Why is thermal energy classified as potential and kinetic energy?
The Correct Answer and Explanation is :
Thermal energy is classified as a form of energy that encompasses both potential and kinetic energy, stemming from the motion and arrangement of particles within a substance. Understanding how thermal energy relates to these two categories of energy is crucial for grasping its role in thermodynamics and heat transfer.

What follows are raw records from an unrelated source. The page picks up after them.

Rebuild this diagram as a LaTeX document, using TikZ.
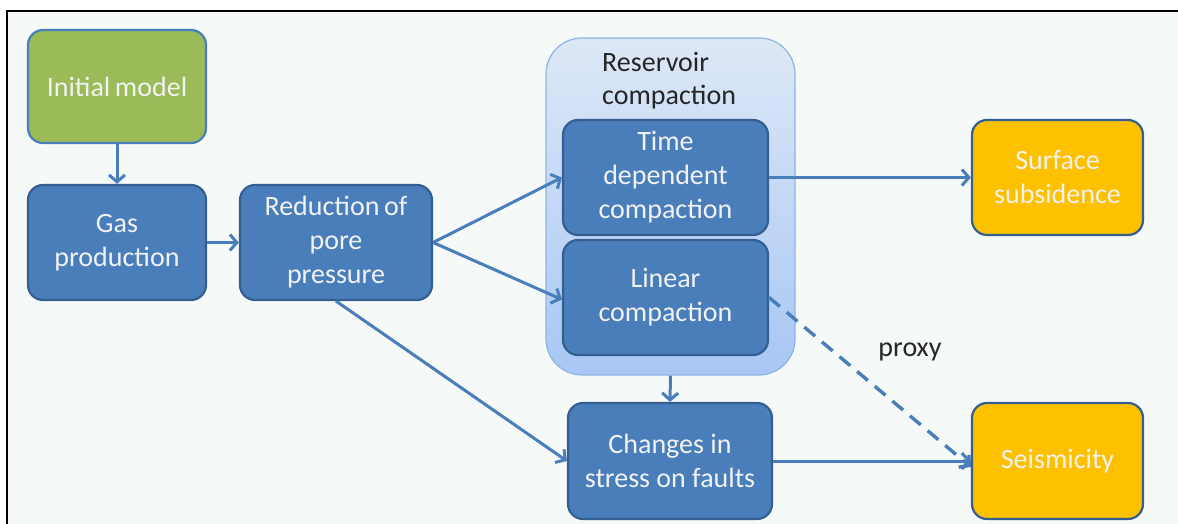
\documentclass[tikz,border=0pt]{standalone}
\usepackage{fontspec}
\setmainfont{Carlito}
\usetikzlibrary{arrows.meta,shadows}
\definecolor{boxblue}{HTML}{4A7EBB}
\definecolor{boxedge}{HTML}{365F91}
\definecolor{initgreen}{HTML}{9BBB59}
\definecolor{outorange}{HTML}{FDC100}
\definecolor{bgpale}{HTML}{F5F9F7}
\definecolor{conttop}{HTML}{DDE8F6}
\definecolor{contbot}{HTML}{A8C7F4}
\definecolor{contedge}{HTML}{8EB4E3}
\definecolor{txtwhite}{HTML}{F2F2F2}
\tikzset{
  box/.style={draw=boxedge, line width=2.2pt, rounded corners=15pt, fill=boxblue,
    text=txtwhite, align=center, inner sep=0pt,
    font=\fontsize{28}{34}\selectfont},
  greenbox/.style={box, fill=initgreen, draw=boxblue},
  orangebox/.style={box, fill=outorange, draw=boxedge},
  conn/.style={draw=boxblue, line width=3pt,
    -{Straight Barb[length=7pt,width=16pt]}},
  lbl/.style={text=black!85, font=\fontsize{28}{33}\selectfont, inner sep=0pt}
}
\begin{document}
\begin{tikzpicture}[x=1pt,y=-1pt]
\useasboundingbox (0,0) rectangle (1178,524);
\fill[white] (0,0) rectangle (1178,524);
\fill[bgpale] (7,11) rectangle (1178,524);
\draw[black, line width=2pt] (7,524) -- (7,11) -- (1178,11);

% container
\node (cont) [draw=contedge, line width=1.2pt, rounded corners=36pt,
  top color=conttop, bottom color=contbot,
  minimum width=249pt, minimum height=337pt, inner sep=0pt] at (670.5,206.5) {};
\node (rclabel) [lbl, anchor=west, align=left] at (602,81) {Reservoir\\compaction};

% boxes
\node (init) [greenbox, minimum width=178pt, minimum height=113pt] at (117,86.5) {Initial\,model};
\node (gas) [box, minimum width=178pt, minimum height=115pt] at (117,242.5) {Gas\\production};
\node (red) [box, minimum width=192pt, minimum height=115pt] at (336,242.5) {Reduction\,of\\pore\\pressure};
\node (time) [box, minimum width=205pt, minimum height=115pt] at (665.5,177.5) {Time\\dependent\\compaction};
\node (lin) [box, minimum width=205pt, minimum height=115pt] at (665.5,297.5) {Linear\\compaction};
\node (chg) [box, minimum width=204pt, minimum height=116pt] at (670,461) {Changes in\\stress on faults};
\node (surf) [orangebox, minimum width=171pt, minimum height=115pt] at (1057.5,177.5) {Surface\\subsidence};
\node (seis) [orangebox, minimum width=171pt, minimum height=116pt] at (1057.5,461) {Seismicity};

% connectors
\draw[conn] (init) -- (gas);
\draw[conn] (gas) -- (red);
\draw[conn] (red.east) -- (time.west);
\draw[conn] (red.east) -- ([yshift=-2pt]lin.west);
\draw[conn] (red.south) -- (chg.west);
\draw[conn] (cont.south) -- (chg.north);
\draw[conn] (time.east) -- (surf.west);
\draw[conn] (chg.east) -- (seis.west);
\draw[conn, line width=3.4pt, dash pattern=on 14pt off 9pt] (lin.east) -- ([yshift=-6pt]seis.west);
\node (proxy) [lbl] at (910,352) {proxy};
\end{tikzpicture}
\end{document}
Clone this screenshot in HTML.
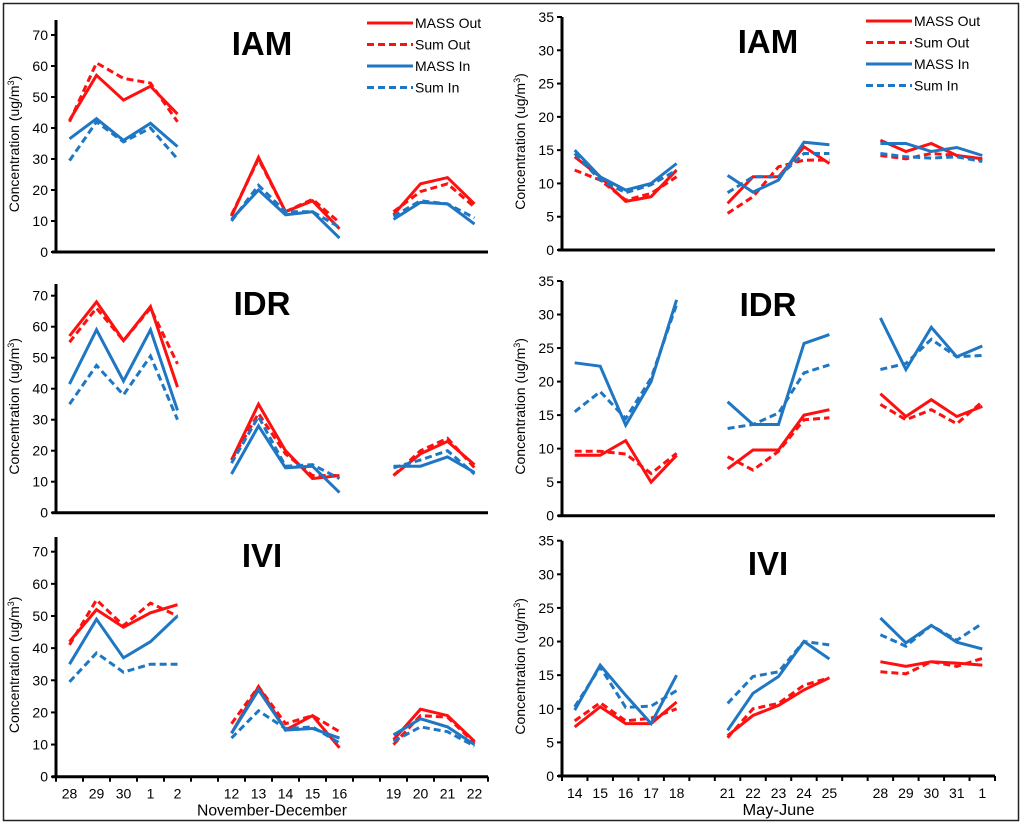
<!DOCTYPE html>
<html><head><meta charset="utf-8"><style>
html,body{margin:0;padding:0;background:#fff;}
#wrap{position:relative;width:1024px;height:824px;overflow:hidden;background:#fff;}
svg text{font-family:"Liberation Sans",Arial,sans-serif;fill:#000;}
</style></head><body>
<div id="wrap">
<svg id="fig" width="1024" height="824" viewBox="0 0 1024 824">
<rect x="3.5" y="3.5" width="1015" height="817" fill="#fff" stroke="#222" stroke-width="1.5"/>
</svg>
</div>
<script>
// ---- Categories ----
const winterDays = ["28","29","30","1","2","","12","13","14","15","16","","19","20","21","22"];
const summerDays = ["14","15","16","17","18","","21","22","23","24","25","","28","29","30","31","1"];
const seriesNames = ["MASS Out","Sum Out","MASS In","Sum In"];
const N = null;
// ---- Winter (November-December) ----
const iamWMassOut = [42.5,57,49,53.5,44.5,N,11.5,30.5,13,16.5,7.5,N,12,22,24,15.5];
const iamWSumOut  = [42,61,56,54.5,42,N,12,30,13,17,9.5,N,13,19.5,22,14.5];
const iamWMassIn  = [36.5,43,36,41.5,34,N,10.5,20,12,13,4.5,N,10.5,16,15.5,9];
const iamWSumIn   = [29.5,42,35.5,40,30,N,10,21.5,13,13,8,N,11.5,16.5,15.5,11];
const idrWMassOut = [57,68,55.5,66.5,40.5,N,17,35,20,11,12,N,12,19,23,15.5];
const idrWSumOut  = [55,66,55.5,66,48,N,17,32,19,12,12,N,12,20,24,14.5];
const idrWMassIn  = [41.5,59,42.5,59,33,N,12.5,28,14.5,15,6.5,N,15,15,18,13];
const idrWSumIn   = [35,47.5,38,50.5,30,N,16,31,15,15.5,11,N,14.5,17,20,12.5];
const iviWMassOut = [42,52,46.5,51,53.5,N,13.5,28,14.5,19,9,N,11.5,21,19,11];
const iviWSumOut  = [41,55,47,54,50,N,16.5,28,16.5,19,14,N,10,19,18.5,10.5];
const iviWMassIn  = [35,49,37,42,50,N,13.5,27,14.5,15,12,N,13,18,15.5,10];
const iviWSumIn   = [29.5,38.5,32.5,35,35,N,12,20.5,15,15.5,10.5,N,11,15.5,14,9.5];
// ---- Summer (May-June) ----
const iamSMassOut = [14,11,7.3,8,12,N,7,11,11,15.5,13,N,16.5,14.8,16,14.2,13.7];
const iamSSumOut  = [12,10.5,7.5,8.5,11,N,5.5,8,12.5,13.5,13.5,N,14.2,13.7,14.5,14.2,13.5];
const iamSMassIn  = [15,11,9,10,13,N,11.2,8.7,10.5,16.2,15.8,N,16,16,14.8,15.4,14.2];
const iamSSumIn   = [14.5,10.5,8.6,9.8,12,N,8.6,11,11,14.5,14.5,N,14.5,14,13.8,14,13.3];
const idrSMassOut = [9,9,11.2,5,9,N,7,9.8,9.8,15,15.8,N,18.2,14.8,17.3,14.8,16.3];
const idrSSumOut  = [9.6,9.6,9.2,6.3,9.3,N,8.8,6.8,9.6,14.3,14.6,N,16.6,14.3,15.8,13.7,17];
const idrSMassIn  = [22.8,22.3,13.5,20,32.2,N,17,13.6,13.6,25.7,27,N,29.5,21.8,28.1,23.7,25.3];
const idrSSumIn   = [15.5,18.5,14.5,20.5,31.5,N,13,13.6,15.3,21.3,22.5,N,21.8,22.7,26.3,23.7,23.9];
const iviSMassOut = [7.3,10.3,7.8,7.8,11,N,6,9,10.5,12.8,14.6,N,17,16.3,17,16.8,16.5];
const iviSSumOut  = [8.2,10.9,8.2,8.6,10,N,5.7,10,10.8,13.5,14.6,N,15.5,15.2,17,16.3,17.5];
const iviSMassIn  = [9.8,16.5,12,7.8,15,N,6.8,12.3,14.8,20,17.4,N,23.5,19.8,22.4,19.9,18.9];
const iviSSumIn   = [10.3,16.2,10.2,10.4,12.7,N,10.8,14.8,15.5,20,19.5,N,21,19.3,22.4,20.2,22.7];
// ---- Tick labels ----
const winterTicks = [0,10,20,30,40,50,60,70];
const summerTicks = [0,5,10,15,20,25,30,35];

const NS = "http://www.w3.org/2000/svg";
const svg = document.getElementById("fig");
function mk(tag, attrs, parent){
  const e = document.createElementNS(NS, tag);
  for (const k in attrs) e.setAttribute(k, attrs[k]);
  (parent||svg).appendChild(e);
  return e;
}
const RED = "#ff1010", BLUE = "#1f77c4";
const styles = [{c:RED,d:""},{c:RED,d:"7,4"},{c:BLUE,d:""},{c:BLUE,d:"7,4"}];

function panel(cfg){
  const g = mk("g", {});
  
  
  const n = cfg.cats.length;
  const slot = (cfg.x1 - cfg.x0) / n;
  const xs = i => cfg.x0 + slot * (i + 0.5);
  const ys = v => cfg.y0 - (v / cfg.max) * (cfg.y0 - cfg.yTop);
  const ya = mk("line", {x1:cfg.x0, y1:cfg.axTop, x2:cfg.x0, y2:cfg.y0, stroke:"#000","stroke-width":3}, g);
  
  
  const xa = mk("line", {x1:cfg.x0-4, y1:cfg.y0, x2:cfg.x1, y2:cfg.y0, stroke:"#000","stroke-width":3}, g);
  
  
  cfg.ticks.forEach(t => {
    const y = ys(t);
    mk("line", {x1:cfg.x0-5, y1:y, x2:cfg.x0, y2:y, stroke:"#000","stroke-width":2}, g);
    const tx = mk("text", {x:cfg.x0-8, y:y+5, "text-anchor":"end","font-size":14}, g);
    tx.textContent = t;
    
    
  });
  const yt = mk("text", {x:0, y:0, "text-anchor":"middle","font-size":14,
    transform:`translate(${cfg.x0-37},${(cfg.y0+cfg.axTop)/2+8}) rotate(-90)`}, g);
  yt.innerHTML = 'Concentration (ug/m<tspan dy="-5" font-size="9">3</tspan><tspan dy="5">)</tspan>';
  
  
  const pt = mk("text", {x:cfg.titleX, y:cfg.titleY, "text-anchor":"middle","font-size":33,"font-weight":"bold"}, g);
  pt.textContent = cfg.title;
  
  
  if (cfg.bottom) {
    for (let i = 0; i <= n; i++) {
      const x = cfg.x0 + slot * i;
      mk("line", {x1:x, y1:cfg.y0, x2:x, y2:cfg.y0+5, stroke:"#000","stroke-width":2}, g);
    }
    cfg.cats.forEach((c, i) => {
      if (!c) return;
      const t = mk("text", {x:xs(i), y:cfg.y0+22, "text-anchor":"middle","font-size":14}, g);
      t.textContent = c;
      
      
    });
    const xt = mk("text", {x:(cfg.x0+cfg.x1)/2, y:cfg.y0+39, "text-anchor":"middle","font-size":16,"textLength":cfg.xTitleLen,"lengthAdjust":"spacingAndGlyphs"}, g);
    xt.textContent = cfg.xTitle;
    
    
  }
  cfg.series.forEach((arr, si) => {
    let segs = [], cur = [];
    arr.forEach((v, i) => {
      if (v === null) { if (cur.length) segs.push(cur); cur = []; }
      else cur.push(xs(i).toFixed(1) + "," + ys(v).toFixed(1));
    });
    if (cur.length) segs.push(cur);
    segs.forEach(s => {
      const p = mk("polyline", {points:s.join(" "), fill:"none", stroke:styles[si].c, "stroke-width":3,
        "stroke-dasharray":styles[si].d, "stroke-linejoin":"miter"}, g);
      
      
    });
  });
  if (cfg.legend) {
    seriesNames.forEach((nm, si) => {
      const y = cfg.legend.y + si * 21.5;
      const lg = mk("g", {}, g);
      
      
      mk("line", {x1:cfg.legend.x, y1:y, x2:cfg.legend.x+46, y2:y, stroke:styles[si].c, "stroke-width":3, "stroke-dasharray":styles[si].d}, lg);
      const t = mk("text", {x:cfg.legend.x+48, y:y+5, "font-size":14}, lg);
      t.textContent = nm;
    });
  }
}

const L = {x0:56, x1:488, cats:winterDays, max:70, ticks:winterTicks, titleX:262, xTitle:"November-December", xTitleLen:150};
const R = {x0:562, x1:995, cats:summerDays, max:35, ticks:summerTicks, titleX:768, xTitle:"May-June", xTitleLen:72};

panel(Object.assign({}, L, {name:"panel-iam-winter", title:"IAM", y0:252, yTop:35, axTop:20, titleY:55,
  series:[iamWMassOut,iamWSumOut,iamWMassIn,iamWSumIn], legend:{x:367,y:23}}));
panel(Object.assign({}, L, {name:"panel-idr-winter", title:"IDR", y0:512.7, yTop:295.7, axTop:284, titleY:315,
  series:[idrWMassOut,idrWSumOut,idrWMassIn,idrWSumIn]}));
panel(Object.assign({}, L, {name:"panel-ivi-winter", title:"IVI", y0:776.7, yTop:551.7, axTop:537, titleY:567, bottom:true,
  series:[iviWMassOut,iviWSumOut,iviWMassIn,iviWSumIn]}));
panel(Object.assign({}, R, {name:"panel-iam-summer", title:"IAM", y0:250, yTop:17, axTop:17, titleY:53,
  series:[iamSMassOut,iamSSumOut,iamSMassIn,iamSSumIn], legend:{x:866,y:21}}));
panel(Object.assign({}, R, {name:"panel-idr-summer", title:"IDR", y0:515.7, yTop:281, axTop:281, titleY:316,
  series:[idrSMassOut,idrSSumOut,idrSMassIn,idrSSumIn]}));
panel(Object.assign({}, R, {name:"panel-ivi-summer", title:"IVI", y0:776, yTop:540.7, axTop:540.7, titleY:575, bottom:true,
  series:[iviSMassOut,iviSSumOut,iviSMassIn,iviSSumIn]}));
</script>
</body></html>
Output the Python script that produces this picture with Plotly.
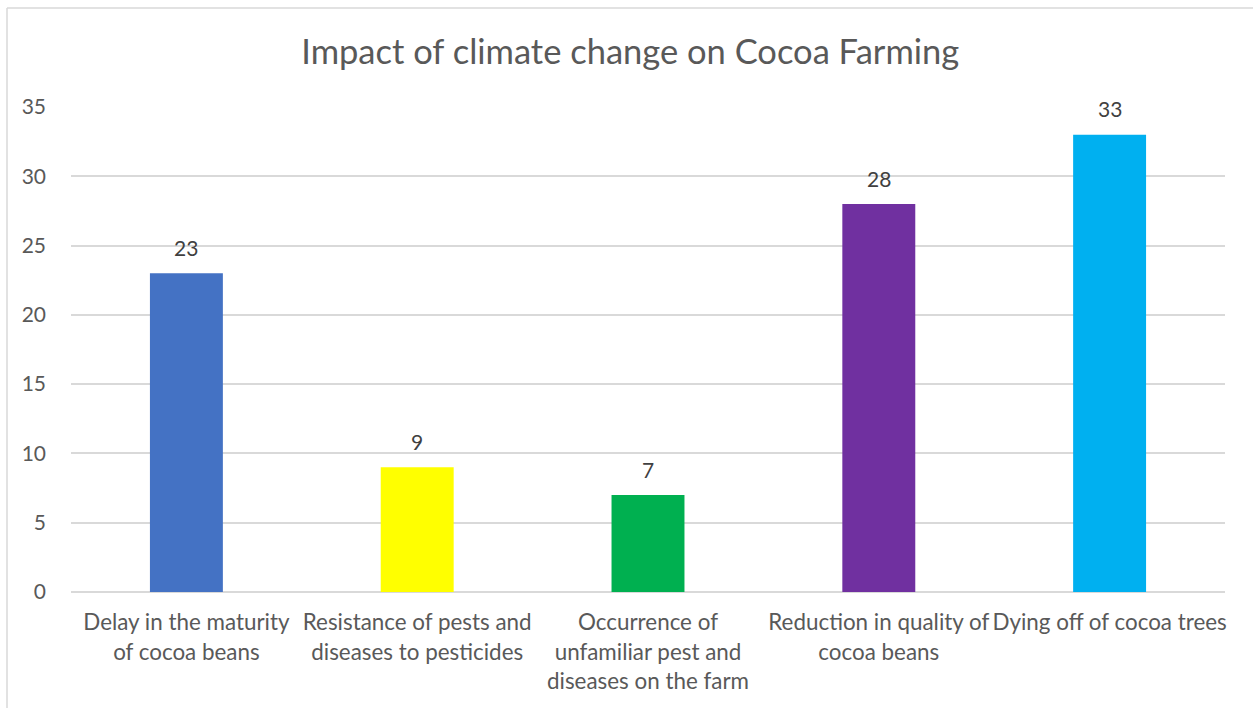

Kinetic Energy: In the context of thermal energy, kinetic energy refers to the energy possessed by particles due to their motion. In any substance, particles (atoms or molecules) are in constant motion, vibrating, rotating, and translating. The temperature of a substance is directly related to the average kinetic energy of its particles; as the temperature increases, the particles move more rapidly, thus increasing the kinetic energy. For instance, when you heat a pot of water, the water molecules gain kinetic energy, moving faster and colliding more frequently, which contributes to an increase in thermal energy.
Potential Energy: Potential energy in thermal energy arises from the intermolecular forces that hold particles together within a substance. When particles are closer together, they have lower potential energy due to the attractive forces between them. Conversely, when particles are further apart, such as in a heated gas, they possess higher potential energy. This aspect of thermal energy is particularly important during phase changes (like melting or boiling), where energy is absorbed or released without a change in temperature. For example, when ice melts into water, energy is added to break the hydrogen bonds between water molecules, increasing the potential energy without raising the temperature.
In summary, thermal energy combines both kinetic and potential energy: the kinetic energy of moving particles and the potential energy due to their positions and interactions. This dual nature explains how thermal energy can manifest in different forms, influencing everything from temperature to phase transitions in matter.